**SET EXERCISE:**
Select from the data all lines with the word "LaTeX".

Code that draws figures
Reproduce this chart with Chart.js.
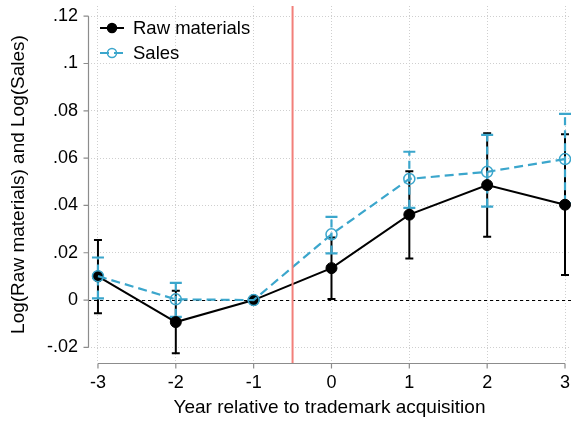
<!DOCTYPE html>
<html lang="en">
<head>
<meta charset="UTF-8">
<title>Raw materials and sales around trademark acquisition</title>
<script src="https://cdn.jsdelivr.net/npm/chart.js@4.4.1/dist/chart.umd.min.js"></script>
<style>
  html, body { margin: 0; padding: 0; background: #fff; }
  .chart-box { position: relative; width: 571px; height: 421px; }
</style>
</head>
<body>
<div class="chart-box"><canvas id="eventChart"></canvas></div>
<script>
// Event-time estimates (year -1 is the omitted reference year)
const years = [-3, -2, -1, 0, 1, 2, 3];
const rawMaterials = [0.0100, -0.0093, 0, 0.0135, 0.0361, 0.0486, 0.0403];
const rawLow = [-0.0056, -0.0225, null, 0.0004, 0.0176, 0.0268, 0.0106];
const rawHigh = [0.0254, 0.0039, null, 0.0265, 0.0545, 0.0705, 0.0701];
const sales = [0.0101, 0.0003, 0, 0.0278, 0.0512, 0.0542, 0.0596];
const salesLow = [0.0007, -0.0071, null, 0.0197, 0.0390, 0.0395, 0.0409];
const salesHigh = [0.0180, 0.0073, null, 0.0352, 0.0627, 0.0698, 0.0787];
const yTicks = [-0.02, 0, 0.02, 0.04, 0.06, 0.08, 0.1, 0.12];
const eventYear = -0.5;

const FONT = '"Liberation Sans", Arial, Helvetica, sans-serif';
const BLUE = '#3ba6cc';
const BLACK = '#000000';

// Stata-style labels: ".12", ".1", "-.02", "0"
function fmtTick(v) {
    const r = Math.round(v * 100) / 100;
    if (r === 0) return '0';
    return String(r).replace('0.', '.');
}

function pts(ys) {
    return years.map((x, i) => ({ x: x, y: ys[i] }));
}

// keep the plot region fixed, ignore label overhang
function noOverhang(s) {
    s.paddingLeft = 0;
    s.paddingRight = 0;
    s.paddingTop = 0;
    s.paddingBottom = 0;
}

// Confidence intervals, zero line, event line and the offset axes
const decorations = {
    id: 'decorations',
    beforeDatasetsDraw(chart) {
        const { ctx, chartArea, scales: { x, y } } = chart;
        ctx.save();
        // dashed zero line
        ctx.strokeStyle = '#000';
        ctx.lineWidth = 1;
        ctx.setLineDash([3, 3]);
        const y0 = Math.round(y.getPixelForValue(0)) + 0.5;
        ctx.beginPath();
        ctx.moveTo(chartArea.left, y0);
        ctx.lineTo(chartArea.right, y0);
        ctx.stroke();

        // error bars: raw materials first, sales on top
        const bars = [
            { lo: rawLow, hi: rawHigh, color: BLACK, width: 2, cap: 4, dash: [] },
            { lo: salesLow, hi: salesHigh, color: BLUE, width: 2.2, cap: 6, dash: [8, 5] }
        ];
        bars.forEach(b => {
            years.forEach((yr, i) => {
                if (b.lo[i] === null) return;
                const px = x.getPixelForValue(yr);
                const pLo = y.getPixelForValue(b.lo[i]);
                const pHi = y.getPixelForValue(b.hi[i]);
                ctx.strokeStyle = b.color;
                ctx.lineWidth = b.width;
                ctx.setLineDash(b.dash);
                ctx.beginPath();
                ctx.moveTo(px, pLo);
                ctx.lineTo(px, pHi);
                ctx.stroke();
                ctx.setLineDash([]);
                ctx.beginPath();
                ctx.moveTo(px - b.cap, pLo);
                ctx.lineTo(px + b.cap, pLo);
                ctx.moveTo(px - b.cap, pHi);
                ctx.lineTo(px + b.cap, pHi);
                ctx.stroke();
            });
        });
        ctx.restore();
    },
    afterDatasetsDraw(chart) {
        const { ctx, chartArea, scales: { x, y } } = chart;
        ctx.save();
        // event line
        const ex = x.getPixelForValue(eventYear);
        ctx.strokeStyle = '#f27f7a';
        ctx.lineWidth = 2;
        ctx.beginPath();
        ctx.moveTo(ex, chartArea.top);
        ctx.lineTo(ex, chartArea.bottom);
        ctx.stroke();

        // axes, detached from the plot region
        ctx.strokeStyle = '#8c8c8c';
        ctx.lineWidth = 1.2;
        const ax = chartArea.left + 0.5;
        ctx.beginPath();
        ctx.moveTo(ax, y.getPixelForValue(yTicks[0]));
        ctx.lineTo(ax, y.getPixelForValue(yTicks[yTicks.length - 1]));
        yTicks.forEach(t => {
            const py = y.getPixelForValue(t);
            ctx.moveTo(ax, py);
            ctx.lineTo(ax - 5, py);
        });
        const ay = chartArea.bottom + 0.5;
        ctx.moveTo(x.getPixelForValue(years[0]), ay);
        ctx.lineTo(x.getPixelForValue(years[years.length - 1]), ay);
        years.forEach(t => {
            const px = x.getPixelForValue(t);
            ctx.moveTo(px, ay);
            ctx.lineTo(px, ay + 5);
        });
        ctx.stroke();
        ctx.restore();
    },
    afterDraw(chart) {
        // legend inside the plot, top left
        const { ctx } = chart;
        ctx.save();
        ctx.font = '18.5px ' + FONT;
        ctx.textBaseline = 'middle';
        chart.data.datasets.forEach((ds, i) => {
            const ly = 28 + i * 25;
            ctx.strokeStyle = ds.borderColor;
            ctx.lineWidth = 2;
            ctx.setLineDash(ds.borderDash || []);
            ctx.beginPath();
            ctx.moveTo(100, ly);
            ctx.lineTo(124, ly);
            ctx.stroke();
            ctx.setLineDash([]);
            ctx.beginPath();
            ctx.arc(112, ly, 4.5, 0, Math.PI * 2);
            ctx.fillStyle = ds.pointBackgroundColor;
            ctx.fill();
            ctx.lineWidth = 1.5;
            ctx.strokeStyle = ds.pointBorderColor;
            ctx.stroke();
            ctx.fillStyle = '#000';
            ctx.fillText(ds.label, 133, ly + 1);
        });
        ctx.restore();
    }
};

new Chart(document.getElementById('eventChart'), {
    type: 'line',
    data: {
        datasets: [
            {
                label: 'Raw materials',
                data: pts(rawMaterials),
                borderColor: BLACK,
                borderWidth: 2,
                pointRadius: 5.5,
                pointBackgroundColor: BLACK,
                pointBorderColor: BLACK,
                pointBorderWidth: 1,
                clip: false,
                order: 1
            },
            {
                label: 'Sales',
                data: pts(sales),
                borderColor: BLUE,
                borderWidth: 2.2,
                borderDash: [9, 5],
                pointRadius: 5.5,
                pointBackgroundColor: 'rgba(0,0,0,0)',
                pointBorderColor: BLUE,
                pointBorderWidth: 1.5,
                clip: false,
                order: 0
            }
        ]
    },
    options: {
        responsive: true,
        maintainAspectRatio: false,
        animation: false,
        layout: { autoPadding: false, padding: { top: 6, right: 0, left: 0, bottom: 0 } },
        plugins: { legend: { display: false }, tooltip: { enabled: false } },
        scales: {
            x: {
                type: 'linear',
                min: -3.128,
                max: 3.077,
                afterBuildTicks: s => { s.ticks = years.map(v => ({ value: v })); },
                afterFit: s => { s.height = 58; noOverhang(s); },
                grid: { color: '#cfcfcf', lineWidth: 1, drawTicks: false },
                border: { display: false, dash: [1, 2] },
                ticks: {
                    padding: 9,
                    color: '#000',
                    font: { family: FONT, size: 18 },
                    callback: v => String(v)
                },
                title: {
                    display: true,
                    text: 'Year relative to trademark acquisition',
                    color: '#000',
                    font: { family: FONT, size: 19 },
                    padding: { top: 2, bottom: 2 }
                }
            },
            y: {
                min: -0.0266,
                max: 0.1243,
                afterBuildTicks: s => { s.ticks = yTicks.map(v => ({ value: v })); },
                afterFit: s => { s.width = 88; noOverhang(s); },
                grid: { color: '#cfcfcf', lineWidth: 1, drawTicks: false },
                border: { display: false, dash: [1, 2] },
                ticks: {
                    padding: 10,
                    color: '#000',
                    font: { family: FONT, size: 18 },
                    callback: v => fmtTick(v)
                },
                title: {
                    display: true,
                    text: 'Log(Raw materials) and Log(Sales)',
                    color: '#000',
                    font: { family: FONT, size: 19 },
                    padding: { top: 7, bottom: 0 }
                }
            }
        }
    },
    plugins: [decorations]
});
</script>
</body>
</html>
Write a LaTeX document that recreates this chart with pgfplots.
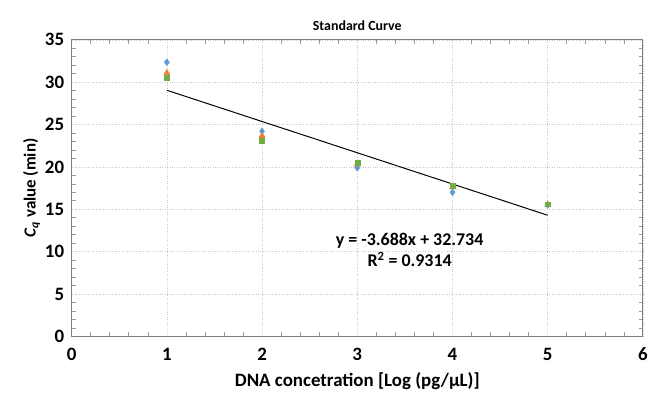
\documentclass[border=0pt]{standalone}
\usepackage{fontspec}
\setmainfont{Carlito}
\usepackage{pgfplots}
\pgfplotsset{compat=1.18}
\definecolor{xblue}{HTML}{5B9BD5}
\definecolor{xorange}{HTML}{ED7D31}
\definecolor{xgreen}{HTML}{70AD47}
\definecolor{xgrid}{HTML}{C8C8C8}
\definecolor{xaxis}{HTML}{808080}

\begin{document}
\begin{tikzpicture}[x=1pt,y=1pt]
\begin{axis}[
  width=574pt, height=298pt,
  scale only axis,
  xmin=0, xmax=6, ymin=0, ymax=35,
  xtick={0,1,2,3,4,5,6},
  ytick={0,5,10,15,20,25,30,35},
  minor x tick num=4, minor y tick num=4,
  tick align=inside,
  major tick length=0pt, minor tick length=4pt,
  minor tick style={xaxis!80, line width=0.6pt},
  axis line style={xaxis, line width=0.9pt},
  grid=major,
  major grid style={xgrid, dotted, line width=0.6pt},
  /pgf/number format/assume math mode=true,
  tick label style={font=\fontsize{19}{20}\selectfont\bfseries},
  xticklabel style={yshift=-8pt},
  yticklabel style={xshift=-4pt},
  xlabel={DNA concetration [Log (pg/μL)]},
  ylabel={\textit{C}\textsubscript{\textit{q}} value (min)},
  xlabel style={font=\fontsize{19}{20}\selectfont\bfseries, yshift=-5pt},
  ylabel style={font=\fontsize{17}{18}\selectfont\bfseries, yshift=-2pt},
  title={Standard Curve},
  title style={font=\fontsize{14}{16}\selectfont\bfseries, yshift=0pt},
  clip=false]

% trendline from the fitted equation y = -3.688x + 32.734
\addplot[black, line width=1pt] coordinates {(1,29.046) (5,14.294)};

\addplot[only marks, mark=diamond*, mark size=3.4pt, color=xblue]
  coordinates {(1,32.35) (2,24.2) (3,19.9) (4,17.0) (5,15.5)};
\addplot[only marks, mark=triangle*, mark size=3.6pt, color=xorange]
  coordinates {(1,31.1) (2,23.65) (3,20.3) (4,17.6) (5,15.55)};
\addplot[only marks, mark=square*, mark size=2.5pt, color=xgreen]
  coordinates {(1,30.5) (2,23.05) (3,20.45) (4,17.8) (5,15.6)};

\node[font=\fontsize{18}{20}\selectfont\bfseries, align=center]
  at (axis cs:3.55,10.2) {y = -3.688x + 32.734\\[1pt]R\textsuperscript{2} = 0.9314};
\end{axis}
\path[use as bounding box] ([shift={(-72pt,-68pt)}]current axis.south west)
  rectangle ([shift={(5pt,40pt)}]current axis.north east);
\end{tikzpicture}
\end{document}
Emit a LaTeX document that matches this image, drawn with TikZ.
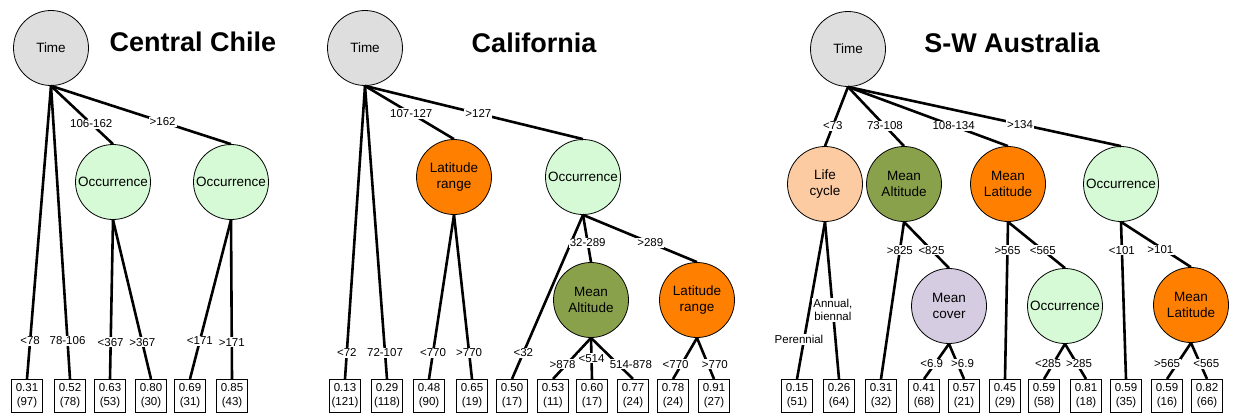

**WORKED SOLUTION:**
Write a LaTeX document that recreates this chart with pgfplots.
Emit a LaTeX document that matches this image, drawn with TikZ.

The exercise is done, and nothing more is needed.